Find the string "script" in the entries and copy each line that has it.

================

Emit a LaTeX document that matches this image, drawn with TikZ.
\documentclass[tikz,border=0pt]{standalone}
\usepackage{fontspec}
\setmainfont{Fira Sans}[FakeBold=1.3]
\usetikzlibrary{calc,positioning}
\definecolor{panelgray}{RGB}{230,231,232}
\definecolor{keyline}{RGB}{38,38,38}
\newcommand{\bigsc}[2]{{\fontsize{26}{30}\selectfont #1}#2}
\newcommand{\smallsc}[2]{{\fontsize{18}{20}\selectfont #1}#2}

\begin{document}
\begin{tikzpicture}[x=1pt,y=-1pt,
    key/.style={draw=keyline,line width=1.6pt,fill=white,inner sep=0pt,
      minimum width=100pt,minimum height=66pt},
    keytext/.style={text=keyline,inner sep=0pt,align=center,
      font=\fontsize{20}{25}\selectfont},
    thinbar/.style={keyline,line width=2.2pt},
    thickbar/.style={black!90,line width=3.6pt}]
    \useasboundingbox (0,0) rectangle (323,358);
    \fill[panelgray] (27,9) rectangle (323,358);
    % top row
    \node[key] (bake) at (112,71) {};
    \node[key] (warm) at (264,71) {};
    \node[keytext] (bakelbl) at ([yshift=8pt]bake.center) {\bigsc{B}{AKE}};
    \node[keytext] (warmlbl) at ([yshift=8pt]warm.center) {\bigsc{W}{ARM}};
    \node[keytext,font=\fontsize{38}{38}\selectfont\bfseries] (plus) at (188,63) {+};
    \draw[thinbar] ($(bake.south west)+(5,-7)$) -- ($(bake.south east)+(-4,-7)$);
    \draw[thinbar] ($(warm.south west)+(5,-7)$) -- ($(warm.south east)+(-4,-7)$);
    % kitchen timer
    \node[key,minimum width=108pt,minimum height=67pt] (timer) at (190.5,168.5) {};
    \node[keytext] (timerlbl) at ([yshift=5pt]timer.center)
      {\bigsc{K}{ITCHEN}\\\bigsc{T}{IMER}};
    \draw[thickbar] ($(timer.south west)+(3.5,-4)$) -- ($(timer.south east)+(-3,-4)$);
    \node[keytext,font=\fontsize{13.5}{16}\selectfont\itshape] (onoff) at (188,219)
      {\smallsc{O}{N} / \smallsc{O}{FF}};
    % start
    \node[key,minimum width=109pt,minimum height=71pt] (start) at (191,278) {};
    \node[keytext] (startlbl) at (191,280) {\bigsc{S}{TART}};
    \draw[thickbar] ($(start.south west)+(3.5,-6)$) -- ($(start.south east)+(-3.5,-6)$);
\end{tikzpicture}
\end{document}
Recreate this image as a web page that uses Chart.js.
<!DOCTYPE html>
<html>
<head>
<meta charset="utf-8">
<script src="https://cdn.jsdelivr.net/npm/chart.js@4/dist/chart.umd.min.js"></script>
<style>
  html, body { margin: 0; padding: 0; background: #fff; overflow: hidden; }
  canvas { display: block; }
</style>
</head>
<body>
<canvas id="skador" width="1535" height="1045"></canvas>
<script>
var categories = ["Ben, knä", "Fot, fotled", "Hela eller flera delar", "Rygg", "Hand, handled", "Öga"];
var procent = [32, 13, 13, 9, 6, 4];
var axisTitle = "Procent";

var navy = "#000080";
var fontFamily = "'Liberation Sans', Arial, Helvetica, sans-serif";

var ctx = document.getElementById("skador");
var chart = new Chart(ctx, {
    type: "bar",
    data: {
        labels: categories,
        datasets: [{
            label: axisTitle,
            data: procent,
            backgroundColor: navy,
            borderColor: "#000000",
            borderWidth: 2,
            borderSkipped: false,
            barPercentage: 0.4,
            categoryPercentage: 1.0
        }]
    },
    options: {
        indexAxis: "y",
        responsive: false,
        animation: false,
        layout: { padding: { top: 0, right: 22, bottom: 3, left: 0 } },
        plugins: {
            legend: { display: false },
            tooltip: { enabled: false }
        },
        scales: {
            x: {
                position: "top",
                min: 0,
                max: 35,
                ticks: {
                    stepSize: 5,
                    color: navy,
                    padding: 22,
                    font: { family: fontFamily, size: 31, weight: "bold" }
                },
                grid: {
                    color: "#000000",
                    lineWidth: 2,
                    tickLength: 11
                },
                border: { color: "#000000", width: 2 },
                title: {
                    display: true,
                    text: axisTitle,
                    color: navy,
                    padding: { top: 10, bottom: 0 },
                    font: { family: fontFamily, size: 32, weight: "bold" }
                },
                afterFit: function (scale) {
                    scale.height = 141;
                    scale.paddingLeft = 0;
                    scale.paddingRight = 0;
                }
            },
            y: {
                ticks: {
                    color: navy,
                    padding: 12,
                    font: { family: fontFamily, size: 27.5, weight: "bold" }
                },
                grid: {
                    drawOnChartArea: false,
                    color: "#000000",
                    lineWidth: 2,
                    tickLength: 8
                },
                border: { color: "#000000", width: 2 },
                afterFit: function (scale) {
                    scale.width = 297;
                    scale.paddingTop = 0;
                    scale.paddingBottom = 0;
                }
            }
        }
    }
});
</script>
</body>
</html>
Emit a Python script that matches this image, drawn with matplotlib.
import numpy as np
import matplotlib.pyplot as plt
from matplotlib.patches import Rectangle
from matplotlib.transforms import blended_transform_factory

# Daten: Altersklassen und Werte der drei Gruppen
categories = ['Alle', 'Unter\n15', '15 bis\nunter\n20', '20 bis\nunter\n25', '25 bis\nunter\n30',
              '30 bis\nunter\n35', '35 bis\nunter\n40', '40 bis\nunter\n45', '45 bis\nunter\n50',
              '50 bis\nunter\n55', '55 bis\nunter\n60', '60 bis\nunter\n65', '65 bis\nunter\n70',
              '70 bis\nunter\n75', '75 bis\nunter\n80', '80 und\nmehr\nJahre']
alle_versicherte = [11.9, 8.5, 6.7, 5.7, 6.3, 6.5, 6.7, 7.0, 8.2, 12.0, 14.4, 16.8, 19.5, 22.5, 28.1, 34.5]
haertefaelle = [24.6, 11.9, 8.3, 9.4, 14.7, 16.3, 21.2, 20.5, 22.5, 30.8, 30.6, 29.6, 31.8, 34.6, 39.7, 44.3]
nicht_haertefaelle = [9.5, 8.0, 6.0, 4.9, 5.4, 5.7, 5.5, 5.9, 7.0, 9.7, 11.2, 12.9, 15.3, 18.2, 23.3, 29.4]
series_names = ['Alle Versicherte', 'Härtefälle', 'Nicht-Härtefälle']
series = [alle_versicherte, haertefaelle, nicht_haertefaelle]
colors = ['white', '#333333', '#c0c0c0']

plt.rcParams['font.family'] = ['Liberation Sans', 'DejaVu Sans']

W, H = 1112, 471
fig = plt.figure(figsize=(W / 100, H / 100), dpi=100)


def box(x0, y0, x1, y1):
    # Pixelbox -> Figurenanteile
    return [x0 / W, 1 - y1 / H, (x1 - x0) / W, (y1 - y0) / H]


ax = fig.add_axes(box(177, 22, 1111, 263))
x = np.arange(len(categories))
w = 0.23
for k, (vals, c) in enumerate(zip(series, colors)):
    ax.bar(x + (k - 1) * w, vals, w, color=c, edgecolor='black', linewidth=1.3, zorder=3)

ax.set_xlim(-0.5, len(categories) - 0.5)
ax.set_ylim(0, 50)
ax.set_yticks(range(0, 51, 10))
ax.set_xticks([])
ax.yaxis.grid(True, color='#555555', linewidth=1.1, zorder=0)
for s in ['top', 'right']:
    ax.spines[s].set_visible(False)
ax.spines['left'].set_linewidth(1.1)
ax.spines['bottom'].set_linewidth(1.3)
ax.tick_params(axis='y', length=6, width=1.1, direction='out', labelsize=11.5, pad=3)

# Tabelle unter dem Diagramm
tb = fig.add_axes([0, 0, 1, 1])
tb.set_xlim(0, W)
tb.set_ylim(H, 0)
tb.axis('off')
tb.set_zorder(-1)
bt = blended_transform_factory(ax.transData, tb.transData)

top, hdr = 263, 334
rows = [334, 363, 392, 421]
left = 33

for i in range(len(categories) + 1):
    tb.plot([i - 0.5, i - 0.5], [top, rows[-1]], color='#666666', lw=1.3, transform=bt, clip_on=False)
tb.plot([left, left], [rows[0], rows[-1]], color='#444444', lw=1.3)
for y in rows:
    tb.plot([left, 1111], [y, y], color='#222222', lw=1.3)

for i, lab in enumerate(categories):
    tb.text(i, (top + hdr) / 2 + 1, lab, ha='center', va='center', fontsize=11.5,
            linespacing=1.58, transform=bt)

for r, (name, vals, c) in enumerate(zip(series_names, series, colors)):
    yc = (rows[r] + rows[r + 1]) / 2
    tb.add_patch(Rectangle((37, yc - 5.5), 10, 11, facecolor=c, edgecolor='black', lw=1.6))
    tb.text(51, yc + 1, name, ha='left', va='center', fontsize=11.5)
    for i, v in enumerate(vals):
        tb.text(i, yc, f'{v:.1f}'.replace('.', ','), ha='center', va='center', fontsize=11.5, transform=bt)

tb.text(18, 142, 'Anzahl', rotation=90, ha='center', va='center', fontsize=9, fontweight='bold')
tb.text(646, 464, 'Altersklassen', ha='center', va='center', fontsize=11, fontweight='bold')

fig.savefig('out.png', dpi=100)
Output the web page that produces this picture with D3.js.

================

(Answer in full):
<script src="https://cdn.jsdelivr.net/npm/chart.js@4/dist/chart.umd.min.js"></script>
<script>
</script>
Emit a Python script that matches this image, drawn with matplotlib.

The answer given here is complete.